TO BE DONE:
Print the material below exactly as it stands, please, from its first line to the line holding "179, 190.5, 206];", with no pictures.
[start]
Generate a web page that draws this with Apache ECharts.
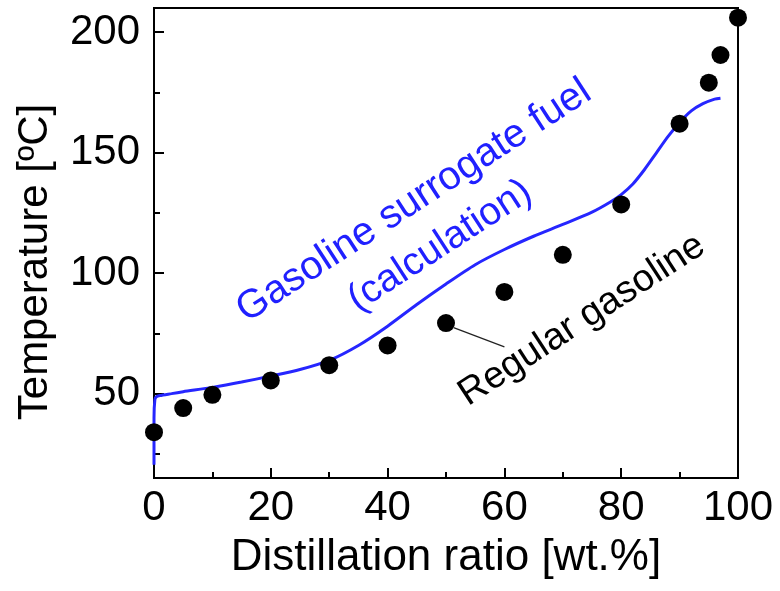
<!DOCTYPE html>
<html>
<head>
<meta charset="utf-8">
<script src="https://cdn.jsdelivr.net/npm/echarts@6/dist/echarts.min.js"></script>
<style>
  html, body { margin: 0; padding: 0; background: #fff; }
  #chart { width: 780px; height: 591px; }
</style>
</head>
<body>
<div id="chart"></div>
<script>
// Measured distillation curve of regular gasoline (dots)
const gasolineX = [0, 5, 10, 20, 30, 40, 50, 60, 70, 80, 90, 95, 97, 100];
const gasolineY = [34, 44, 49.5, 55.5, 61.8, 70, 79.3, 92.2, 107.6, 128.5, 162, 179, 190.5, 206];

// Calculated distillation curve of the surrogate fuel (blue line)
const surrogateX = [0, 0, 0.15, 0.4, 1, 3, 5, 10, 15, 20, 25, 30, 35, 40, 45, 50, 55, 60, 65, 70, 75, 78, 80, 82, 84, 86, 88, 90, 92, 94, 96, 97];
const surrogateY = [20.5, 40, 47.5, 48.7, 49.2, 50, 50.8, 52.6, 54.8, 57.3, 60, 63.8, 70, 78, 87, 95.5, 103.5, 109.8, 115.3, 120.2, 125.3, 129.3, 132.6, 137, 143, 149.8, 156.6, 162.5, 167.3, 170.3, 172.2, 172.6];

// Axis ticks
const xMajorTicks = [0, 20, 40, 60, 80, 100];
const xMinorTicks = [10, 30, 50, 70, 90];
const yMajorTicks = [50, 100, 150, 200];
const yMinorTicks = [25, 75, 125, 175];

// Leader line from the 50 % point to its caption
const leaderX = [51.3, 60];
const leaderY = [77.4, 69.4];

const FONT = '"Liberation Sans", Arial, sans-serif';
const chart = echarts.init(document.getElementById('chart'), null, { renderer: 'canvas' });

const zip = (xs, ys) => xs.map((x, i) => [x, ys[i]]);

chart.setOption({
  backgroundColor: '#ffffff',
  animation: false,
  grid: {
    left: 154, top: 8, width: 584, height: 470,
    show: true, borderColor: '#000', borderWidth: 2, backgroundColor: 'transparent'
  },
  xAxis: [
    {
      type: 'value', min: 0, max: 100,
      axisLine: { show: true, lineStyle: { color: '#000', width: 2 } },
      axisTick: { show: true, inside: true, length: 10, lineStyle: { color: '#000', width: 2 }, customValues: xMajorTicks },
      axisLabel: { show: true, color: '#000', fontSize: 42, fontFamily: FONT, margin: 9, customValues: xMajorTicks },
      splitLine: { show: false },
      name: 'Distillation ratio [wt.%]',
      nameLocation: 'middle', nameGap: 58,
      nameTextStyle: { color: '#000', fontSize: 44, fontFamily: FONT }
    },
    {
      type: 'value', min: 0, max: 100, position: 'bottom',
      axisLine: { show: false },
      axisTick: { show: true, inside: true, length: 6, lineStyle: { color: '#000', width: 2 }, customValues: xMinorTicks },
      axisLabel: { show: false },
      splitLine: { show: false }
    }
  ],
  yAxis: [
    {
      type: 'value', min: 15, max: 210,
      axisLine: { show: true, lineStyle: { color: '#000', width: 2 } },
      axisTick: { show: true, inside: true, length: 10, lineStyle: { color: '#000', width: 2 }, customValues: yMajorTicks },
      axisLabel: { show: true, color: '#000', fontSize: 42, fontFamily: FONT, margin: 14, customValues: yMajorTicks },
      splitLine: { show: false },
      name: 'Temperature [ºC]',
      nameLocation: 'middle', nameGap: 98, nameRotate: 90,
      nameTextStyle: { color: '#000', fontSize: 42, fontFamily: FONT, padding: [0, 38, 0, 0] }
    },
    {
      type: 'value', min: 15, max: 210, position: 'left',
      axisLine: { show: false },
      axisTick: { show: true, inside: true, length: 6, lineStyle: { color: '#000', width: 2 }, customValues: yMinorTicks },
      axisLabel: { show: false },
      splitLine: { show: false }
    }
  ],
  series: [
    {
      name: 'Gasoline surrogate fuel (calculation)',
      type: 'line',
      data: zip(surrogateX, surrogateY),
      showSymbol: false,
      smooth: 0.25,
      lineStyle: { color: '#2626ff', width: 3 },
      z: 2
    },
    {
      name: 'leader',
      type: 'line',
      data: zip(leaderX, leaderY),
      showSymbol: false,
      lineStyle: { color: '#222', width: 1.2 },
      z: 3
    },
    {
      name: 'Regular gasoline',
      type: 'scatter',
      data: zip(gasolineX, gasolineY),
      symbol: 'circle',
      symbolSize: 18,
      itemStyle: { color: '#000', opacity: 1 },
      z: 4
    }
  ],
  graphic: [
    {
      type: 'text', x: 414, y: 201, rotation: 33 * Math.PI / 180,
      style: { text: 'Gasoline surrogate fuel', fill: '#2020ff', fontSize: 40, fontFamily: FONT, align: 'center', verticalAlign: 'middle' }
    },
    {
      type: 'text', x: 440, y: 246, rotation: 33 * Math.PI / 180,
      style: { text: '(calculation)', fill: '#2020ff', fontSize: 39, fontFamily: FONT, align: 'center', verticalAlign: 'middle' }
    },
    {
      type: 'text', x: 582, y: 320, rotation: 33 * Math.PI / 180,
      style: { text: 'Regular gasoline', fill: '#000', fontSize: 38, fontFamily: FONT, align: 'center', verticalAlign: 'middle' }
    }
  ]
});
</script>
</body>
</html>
[end]
EXERCISE SOLUTION:
Generate a web page that draws this with Apache ECharts.
<!DOCTYPE html>
<html>
<head>
<meta charset="utf-8">
<script src="https://cdn.jsdelivr.net/npm/echarts@6/dist/echarts.min.js"></script>
<style>
  html, body { margin: 0; padding: 0; background: #fff; }
  #chart { width: 780px; height: 591px; }
</style>
</head>
<body>
<div id="chart"></div>
<script>
// Measured distillation curve of regular gasoline (dots)
const gasolineX = [0, 5, 10, 20, 30, 40, 50, 60, 70, 80, 90, 95, 97, 100];
const gasolineY = [34, 44, 49.5, 55.5, 61.8, 70, 79.3, 92.2, 107.6, 128.5, 162, 179, 190.5, 206];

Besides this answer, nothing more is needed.